Natural ecosystems, which operated in a balance in which each species contributed to the system’s health and the health of the other species, are dwindling.

A recent article, Catastrophic shifts in ecosystems, published in the journal, Nature, refers to influences which have led to dramatic shifts in conditions in the world’s great ecosystems: “lakes, coral reefs, oceans, forests and arid lands.” These systems are naturally diverse, producing balance and resilience. As they become less diverse, they are less able to maintain themselves.
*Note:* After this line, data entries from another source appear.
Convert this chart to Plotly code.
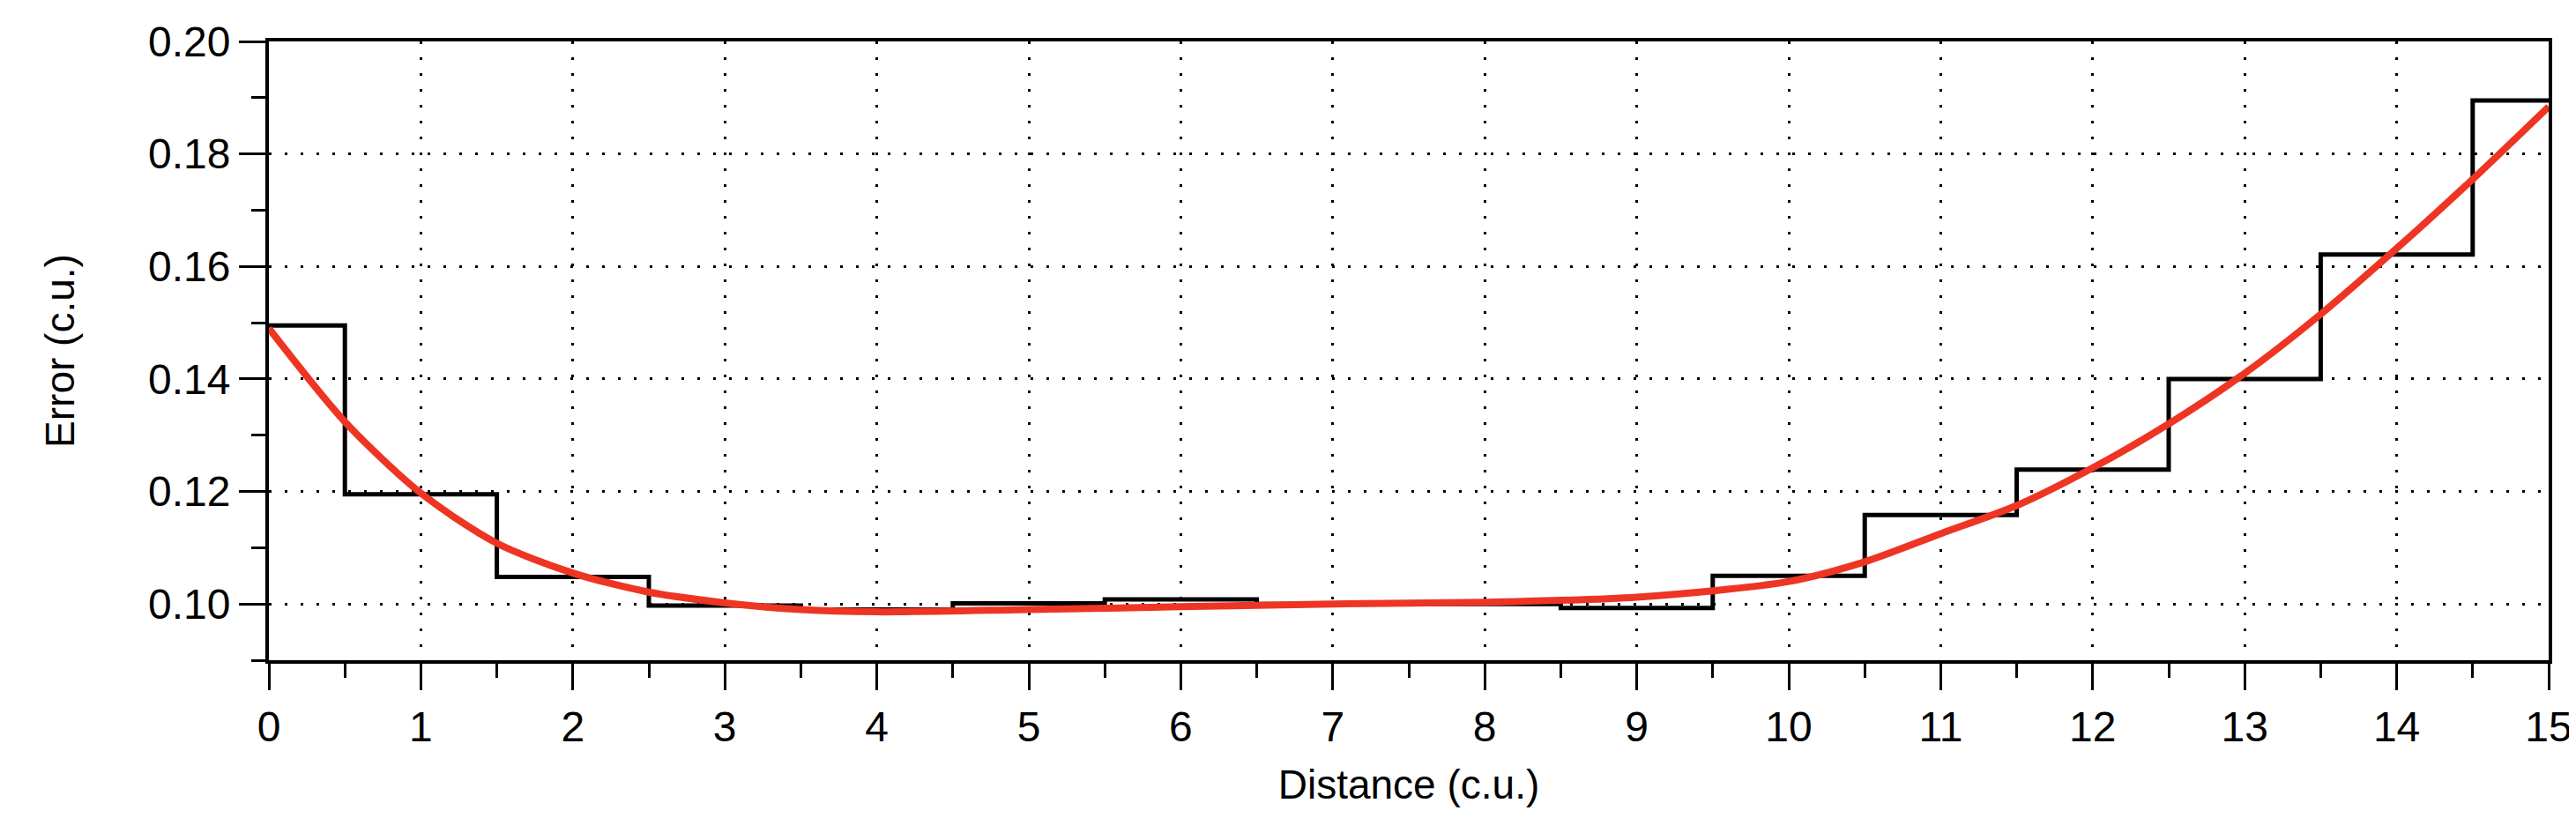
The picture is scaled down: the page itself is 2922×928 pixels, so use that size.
import plotly.graph_objects as go

# stap-waarden (gemeten fout per bin)
dist = list(range(16))
err_step = [0.1495, 0.1195, 0.1048, 0.0997, 0.0990, 0.1001, 0.1008, 0.1000,
            0.1000, 0.0993, 0.1050, 0.1158, 0.1239, 0.1400, 0.1621, 0.1895]

# vloeiende fit
fit_x = [0, 0.5, 1, 1.5, 2, 2.5, 3, 3.5, 4, 5, 6, 7, 8, 9, 10, 10.5,
         11, 11.5, 12, 12.5, 13, 13.5, 14, 14.5, 15]
fit_y = [0.149, 0.1324, 0.1197, 0.1108, 0.1055, 0.1021, 0.1002, 0.0990, 0.0986,
         0.0990, 0.0995, 0.1000, 0.1003, 0.1012, 0.1040, 0.1075,
         0.1125, 0.1175, 0.1242, 0.1320, 0.1410, 0.1515, 0.1632, 0.1755, 0.1884]

font = "Liberation Sans, Arial, sans-serif"

fig = go.Figure()
fig.add_trace(go.Scatter(x=dist, y=err_step, mode="lines",
                         line=dict(shape="hvh", color="black", width=5)))
fig.add_trace(go.Scatter(x=fit_x, y=fit_y, mode="lines",
                         line=dict(shape="spline", smoothing=0.8, color="#EE3524", width=8)))

fig.update_layout(
    width=2922, height=928, showlegend=False,
    paper_bgcolor="white", plot_bgcolor="white",
    margin=dict(l=297, r=39, t=39, b=187),
    font=dict(family=font, size=48, color="black"))

fig.update_xaxes(
    range=[0, 15], dtick=1, ticks="outside", ticklen=30, tickwidth=3,
    tickcolor="black", showline=True, linecolor="black", linewidth=4, mirror=True,
    showgrid=True, gridcolor="black", griddash="3px,15px", gridwidth=3,
    minor=dict(dtick=0.5, ticks="outside", ticklen=16, tickwidth=3, tickcolor="black", showgrid=False),
    zeroline=False, tickfont=dict(size=48),
    title=dict(text="Distance (c.u.)", font=dict(size=46), standoff=25))
fig.update_yaxes(
    range=[0.09, 0.20], tick0=0.10, dtick=0.02, tickformat=".2f", ticks="outside",
    ticklen=30, tickwidth=3, tickcolor="black",
    showline=True, linecolor="black", linewidth=4, mirror=True,
    showgrid=True, gridcolor="black", griddash="3px,15px", gridwidth=3,
    minor=dict(dtick=0.01, tick0=0.09, ticks="outside", ticklen=16, tickwidth=3, tickcolor="black", showgrid=False),
    zeroline=False, tickfont=dict(size=48),
    title=dict(text="Error (c.u.)", font=dict(size=46), standoff=70))

fig.write_html("out.html")
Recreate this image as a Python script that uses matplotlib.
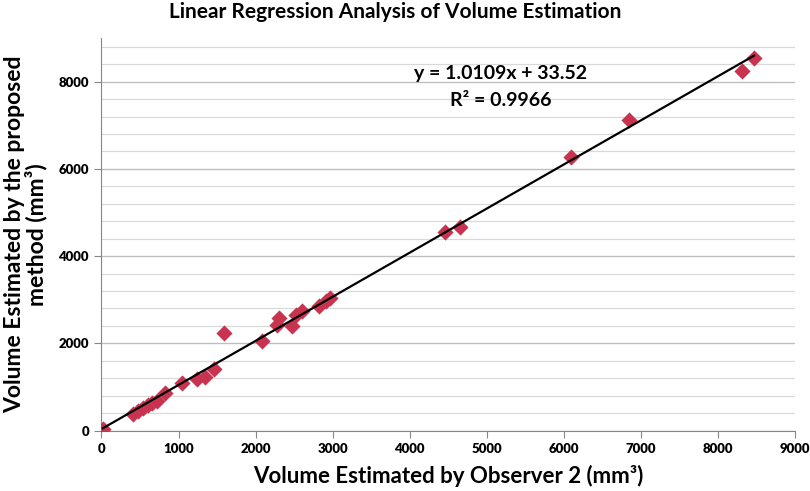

While some threats to species, such as air and water pollution, are obvious, others, such as habitat fragmentation, leading to “virtual islands,” can be just as damaging. Plants are unable to move between these islands so lack their basic needs of moisture, sunlight, and temperature and cannot thrive. While animals can move, many cannot travel the gaps between islands to satisfy their basic needs of habitat and food or interbreeding for species robustness.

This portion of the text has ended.